One additional reason for that gloomy prediction – apart from declining consumer appetite – is the ramping up of CO2 requirements, as demanded of the OEMs by the EU. In order to achieve fleet-wide target of 93.6 grams of CO2 per km by 2025, OEMs will have to sell an average of 23% of BEVs, and 8% of PHEVs. 

This will push OEMs towards cutting promotions on ICE vehicles, and redirecting their promotional attention to electric vehicles. Although this will have a negative impact on overall new vehicle registrations, Dataforce still sees those go up by 4.1% in 2025, to 13.7 million units. That too, of course, is still well below the 2019 level. 

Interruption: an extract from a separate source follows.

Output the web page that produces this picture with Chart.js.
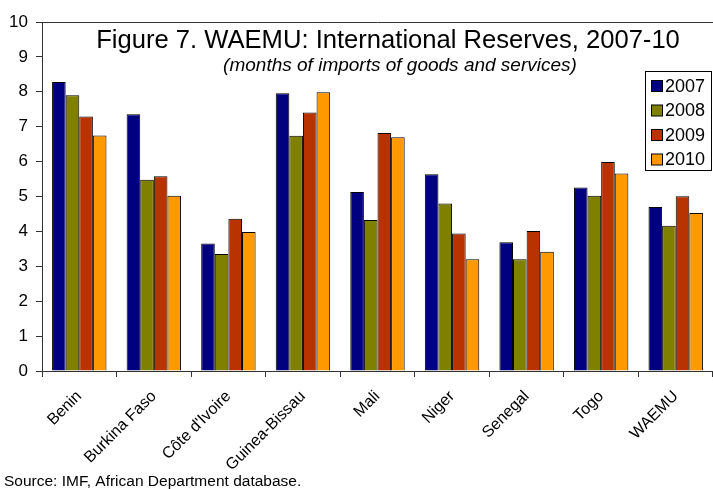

And now that we’ve mentioned EVs: What’s going on with this particular segment? A few observations:

BEV registrations decline

  • From January to May 2024, EV sales across Europe stagnated, with BEV registrations increasing by only 2.5%. BEV market share actually fell to 13.4% from 13.7% in the same period last year.  
  • The decline is due to the withdrawal of government subsidies, falling disposable incomes, the rising cost of financing – and the first impact of EU tariffs on Chinese EVs. 
  • As a result of those longer-term negative influences, BEV registrations for the whole of 2024 will decline by 2.5%, Dataforce forecasts.  
  • How the BEV market will evolve beyond 2025 up to 2029, will depend on many external factors – most crucially the advances in the public charging infrastructure. 
  • As for market appetite: a recent survey by Focus Magazine in Germany shows 15.3% would choose a BEV for their next car, 18.4% would opt for a PHEV, 34.9% said they would go for an ICE car – and 21.6% said they did not want to buy a new car at all.